Tuesday, March 22, 2005

NO HELP FOR TERRI. It is yet another disappointment in the Schiavo case, with the federal judge refusing to act to save Terri's life. Being a Clinton appointee, my fear was that he embraced the death culture common to Democrats, and he has.

It is kind of scary to think that, even if you do not execute a written directive, someone can testify you would want to starve to death rather than live. Maybe I am making a mountain out of a mole hill, but it seems to me much different for Terri than a person who cannot breath or sustain heart activity without a machine. She lives in every way, but cannot swallow food.

It reminds me of a conversation with a co-worker years ago. One of our colleagues was pregnant and well into her 30s. My co-worker wanted her to have a test so she could get an abortion if the baby had Downs Syndrome or any other defect.
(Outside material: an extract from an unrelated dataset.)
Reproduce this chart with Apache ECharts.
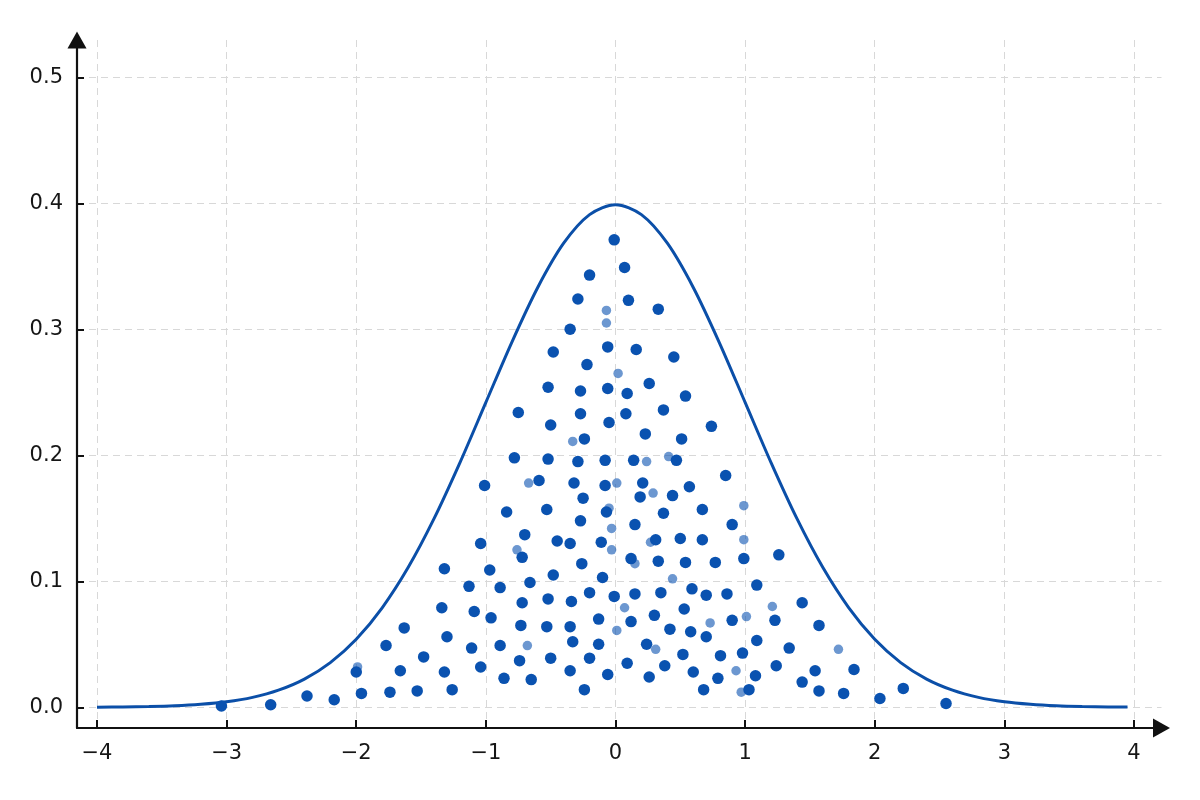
<!DOCTYPE html>
<html>
<head>
<meta charset="utf-8">
<script src="https://cdn.jsdelivr.net/npm/echarts@6/dist/echarts.min.js"></script>
<style>
  html, body { margin: 0; padding: 0; background: #fff; }
  #chart { width: 1200px; height: 800px; }
</style>
</head>
<body>
<div id="chart"></div>
<script>
// tick positions
const xTicks = [-4, -3, -2, -1, 0, 1, 2, 3, 4];
const yTicks = [0, 0.1, 0.2, 0.3, 0.4, 0.5];

// density curve
const curveX = [-4, -3.8, -3.6, -3.4, -3.2, -3, -2.8, -2.6, -2.4, -2.2, -2, -1.8, -1.6, -1.4, -1.2, -1,
  -0.8, -0.6, -0.4, -0.2, 0, 0.2, 0.4, 0.6, 0.8, 1, 1.2, 1.4, 1.6, 1.8, 2, 2.2, 2.4, 2.6, 2.8, 3,
  3.2, 3.4, 3.6, 3.8, 3.95];
const curveY = [0.0001, 0.0003, 0.0006, 0.0012, 0.0024, 0.0044, 0.0079, 0.0136, 0.0224, 0.0355, 0.054,
  0.079, 0.1109, 0.1497, 0.1942, 0.242, 0.2897, 0.3332, 0.3683, 0.391, 0.3989, 0.391, 0.3683, 0.3332,
  0.2897, 0.242, 0.1942, 0.1497, 0.1109, 0.079, 0.054, 0.0355, 0.0224, 0.0136, 0.0079, 0.0044,
  0.0024, 0.0012, 0.0006, 0.0003, 0.0002];

// sample points under the curve
const dots = [
  [-0.01, 0.371], [0.07, 0.349], [-0.20, 0.343], [-0.29, 0.324], [0.10, 0.323], [0.33, 0.316],
  [-0.35, 0.300], [-0.48, 0.282], [-0.06, 0.286], [0.16, 0.284], [0.45, 0.278], [-0.22, 0.272],
  [0.26, 0.257], [-0.52, 0.254], [-0.06, 0.253], [-0.27, 0.251], [0.09, 0.249],
  [-0.75, 0.234], [-0.27, 0.233], [-0.50, 0.224], [-0.05, 0.226], [-0.24, 0.213], [-0.78, 0.198],
  [-0.52, 0.197], [-0.29, 0.195], [-0.08, 0.196], [-1.01, 0.176], [-0.59, 0.180], [-0.32, 0.178],
  [-0.08, 0.176], [-0.25, 0.166], [-0.84, 0.155], [-0.53, 0.157], [-0.07, 0.155], [-0.27, 0.148],
  [-0.70, 0.137], [-1.04, 0.130], [-0.45, 0.132], [-0.35, 0.130], [-0.11, 0.131],
  [0.54, 0.247], [0.08, 0.233], [0.37, 0.236], [0.74, 0.223], [0.23, 0.217], [0.51, 0.213],
  [0.14, 0.196], [0.47, 0.196], [0.85, 0.184], [0.21, 0.178], [0.57, 0.175], [0.19, 0.167],
  [0.44, 0.168], [0.67, 0.157], [0.37, 0.154], [0.15, 0.145], [0.90, 0.145], [0.31, 0.133],
  [0.50, 0.134], [0.67, 0.133],
  [-0.72, 0.119], [-1.32, 0.110], [-0.97, 0.109], [-0.26, 0.114], [-0.48, 0.105], [-0.10, 0.103],
  [-1.13, 0.096], [-0.89, 0.095], [-0.66, 0.099], [-0.20, 0.091], [-0.01, 0.088], [-1.34, 0.079],
  [-1.09, 0.076], [-0.96, 0.071], [-0.72, 0.083], [-0.52, 0.086], [-0.34, 0.084], [-0.13, 0.070],
  [-1.30, 0.056], [-1.11, 0.047], [-0.89, 0.049], [-0.73, 0.065], [-0.53, 0.064], [-0.35, 0.064],
  [-0.33, 0.052], [-0.13, 0.050], [-1.32, 0.028], [-1.04, 0.032], [-0.74, 0.037], [-0.50, 0.039],
  [-0.20, 0.039], [-1.26, 0.014], [-0.86, 0.023], [-0.65, 0.022], [-0.35, 0.029], [-0.06, 0.026],
  [-0.24, 0.014],
  [0.12, 0.118], [0.33, 0.116], [0.54, 0.115], [0.77, 0.115], [0.99, 0.118], [1.26, 0.121],
  [0.15, 0.090], [0.35, 0.091], [0.59, 0.094], [0.70, 0.089], [0.86, 0.090], [1.09, 0.097],
  [0.30, 0.073], [0.53, 0.078], [0.12, 0.068], [0.42, 0.062], [0.58, 0.060], [0.70, 0.056],
  [0.90, 0.069], [1.23, 0.069], [0.24, 0.050], [0.52, 0.042], [0.81, 0.041], [0.98, 0.043],
  [1.09, 0.053], [1.34, 0.047], [0.09, 0.035], [0.38, 0.033], [0.60, 0.028], [0.79, 0.023],
  [1.08, 0.025], [1.24, 0.033], [0.26, 0.024], [0.68, 0.014], [1.03, 0.014],
  [-1.63, 0.063], [-1.77, 0.049], [-1.48, 0.040], [-2.00, 0.028], [-1.66, 0.029], [-3.04, 0.001],
  [-2.66, 0.002], [-2.38, 0.009], [-2.17, 0.006], [-1.96, 0.011], [-1.74, 0.012], [-1.53, 0.013],
  [1.44, 0.083], [1.57, 0.065], [1.54, 0.029], [1.84, 0.030], [1.44, 0.020], [1.57, 0.013],
  [1.76, 0.011], [2.04, 0.007], [2.22, 0.015], [2.55, 0.003]
];

// blurred / lighter points
const dotsFaint = [
  [-0.07, 0.315], [-0.07, 0.305], [0.02, 0.265], [-0.33, 0.211], [-0.67, 0.178], [0.01, 0.178],
  [-0.05, 0.158], [-0.03, 0.142], [0.24, 0.195], [0.41, 0.199], [0.29, 0.170], [0.99, 0.160],
  [0.99, 0.133], [0.27, 0.131], [-0.76, 0.125], [-0.03, 0.125], [-0.68, 0.049], [0.01, 0.061],
  [0.15, 0.114], [0.44, 0.102], [0.07, 0.079], [1.21, 0.080], [0.73, 0.067], [1.01, 0.072],
  [0.31, 0.046], [0.93, 0.029], [0.97, 0.012], [-1.99, 0.032], [1.72, 0.046]
];

const blue = "#0b4fa8";
const dotBlue = "#0a52b0";
const gridLine = { show: true, lineStyle: { color: "#d8d8d8", width: 1, type: [7, 5] } };
const axisFont = { fontFamily: "DejaVu Sans", fontSize: 21, color: "#161616" };
const minus = v => (v < 0 ? "\u2212" + Math.abs(v) : String(v));

const chart = echarts.init(document.getElementById("chart"), null, { renderer: "canvas" });

chart.setOption({
  animation: false,
  backgroundColor: "#fff",
  grid: { left: 77, right: 38.5, top: 40, bottom: 72, containLabel: false },
  xAxis: {
    type: "value",
    min: -4.1543,
    max: 4.2122,
    axisLine: {
      show: true,
      onZero: false,
      symbol: ["none", "triangle"],
      symbolSize: [19, 17],
      lineStyle: { color: "#111", width: 2.2 },
    },
    axisTick: { show: true, inside: true, length: 8, customValues: xTicks, lineStyle: { color: "#111", width: 2 } },
    axisLabel: { customValues: xTicks, margin: 15, formatter: minus, ...axisFont },
    splitLine: { ...gridLine, customValues: xTicks },
  },
  yAxis: {
    type: "value",
    min: -0.01643,
    max: 0.5296,
    axisLine: {
      show: true,
      onZero: false,
      symbol: ["none", "triangle"],
      symbolSize: [19, 17],
      lineStyle: { color: "#111", width: 2.2 },
    },
    axisTick: { show: true, inside: true, length: 7, customValues: yTicks, lineStyle: { color: "#111", width: 2 } },
    axisLabel: { customValues: yTicks, margin: 14, formatter: v => v.toFixed(1), ...axisFont },
    splitLine: { ...gridLine, customValues: yTicks },
  },
  series: [
    {
      type: "line",
      data: curveX.map((x, i) => [x, curveY[i]]),
      smooth: 0.3,
      showSymbol: false,
      lineStyle: { color: blue, width: 3 },
      z: 3,
    },
    {
      type: "scatter",
      data: dotsFaint,
      symbolSize: 9.5,
      itemStyle: { color: dotBlue, opacity: 0.6 },
      z: 4,
    },
    {
      type: "scatter",
      data: dots,
      symbolSize: 11.5,
      itemStyle: { color: dotBlue, opacity: 1 },
      z: 5,
    },
  ],
});
</script>
</body>
</html>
I did not.

My co-worker said, ultimately, that a parent should be able to terminate a child's life until the child is viable outside the womb. I said that would allow parents to kill their children anytime up to about age 18, or older in many cases.

There are many disabled people in America. Many of them cannot function without help. I think first of Joni Erickson Tada. After an accident, she became a quadriplegic. She cannot get out of her wheel chair without help. Left to her own devices, she would starve to death or suffer a fall and injury.

What if we allowed that? What if we said "Joni, if you cannot feed yourself, you must starve." She would have, and we would have never had her books and her singing and her inspiration. If you have ever heard her speak, you know what a treasure she is.

Terri is profoundly disabled. She will not speak at a meeting or write a book. But, she is a living, breathing, human being with money to live on and people who want to take care of her, and she has not executed a written request to die in this event. We should presume she would prefer to live and let her live.